Dopo il lieve rallentamento del mese di aprile, l’inflazione torna ad accelerare, toccando un livello che non si registrava dal 1986. L’inflazione indica il tasso di crescita dei prezzi di beni e servizi misurati in un dato periodo rispetto a quelli dello stesso periodo di un anno o del mese prima.

Secondo le stime preliminari dell’Istat, l’indice nazionale dei prezzi al consumo per l’intera collettività (Nic), al lordo dei tabacchi, ha registrato un aumento dello 0,9 rispetto al mese precedente e del 6,9 per cento rispetto a un anno fa.

Variabilità dei prezzi

Se da un lato i prezzi dei beni energetici (+2,6 per cento nel mese di maggio), e dei beni alimentari (+1,2 per cento) continuano a essere il traino di questo aumento, anche la cosiddetta “inflazione di fondo”, cioè quella calcolata al netto di prodotti energetici e alimentari a causa della variabilità dei loro prezzi, è aumentata dal 2,4 al 3,3 per cento.

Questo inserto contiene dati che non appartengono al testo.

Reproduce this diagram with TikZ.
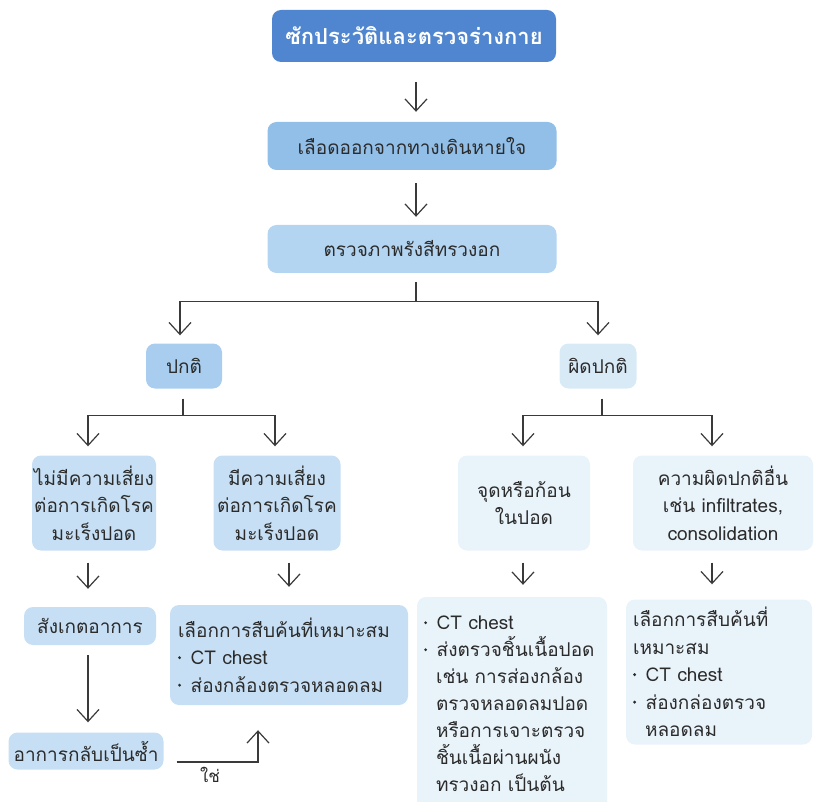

Il problema è comune a tutti i paesi dell’eurozona. Secondo una stima di Eurostat infatti, a maggio il tasso medio europeo è arrivato a toccare l’8,1 per cento, un livello mai raggiunto dalla creazione dell’unione monetaria, nel 1994. Un aumento considerevole rispetto ad aprile, quando si era attestato al 7,4 per cento. Il 31 maggio il governatore della banca d’Italia Ignazio Visco, nella sua relazione annuale ha sottolineato come, secondo le previsioni più diffuse, la crescita dei prezzi nell’area dell’euro si manterrà elevata quest’anno per poi calare in modo deciso nel 2023 e assestarsi successivamente su valori ritenuti stabili dalla Banca centrale europea, intorno al 2 per cento.

Per Visco sarebbe da evitare una “vana rincorsa tra prezzi e salari”, che trascinerebbe ancora più in alto l’inflazione come successe negli anni settanta, e non bisognerebbe fare ricorso a nuovi titoli di stato, aumentando il debito pubblico, già troppo elevato.

Nonostante non si possa annullare l’effetto d’insieme dell’inflazione, nei prossimi mesi sarà compito del governo ridistribuirne gli effetti tra famiglie e imprese, e tra generazioni presenti e future, per esempio tramite un aumento dei salari una tantum, come suggerisce il governatore della Banca d’Italia, che non alimenterebbe ulteriormente l’inflazione.

Il pil in leggera salita

L’Istat ha inoltre pubblicato i dati relativi al prodotto interno lordo (pil), che nel primo trimestre del 2022 ha registrato una crescita dello 0,1 per cento, portando al 2,6 per cento la crescita acquisita per il 2022, ovvero quella che si realizzerebbe se il pil restasse invariato da qui a fine anno.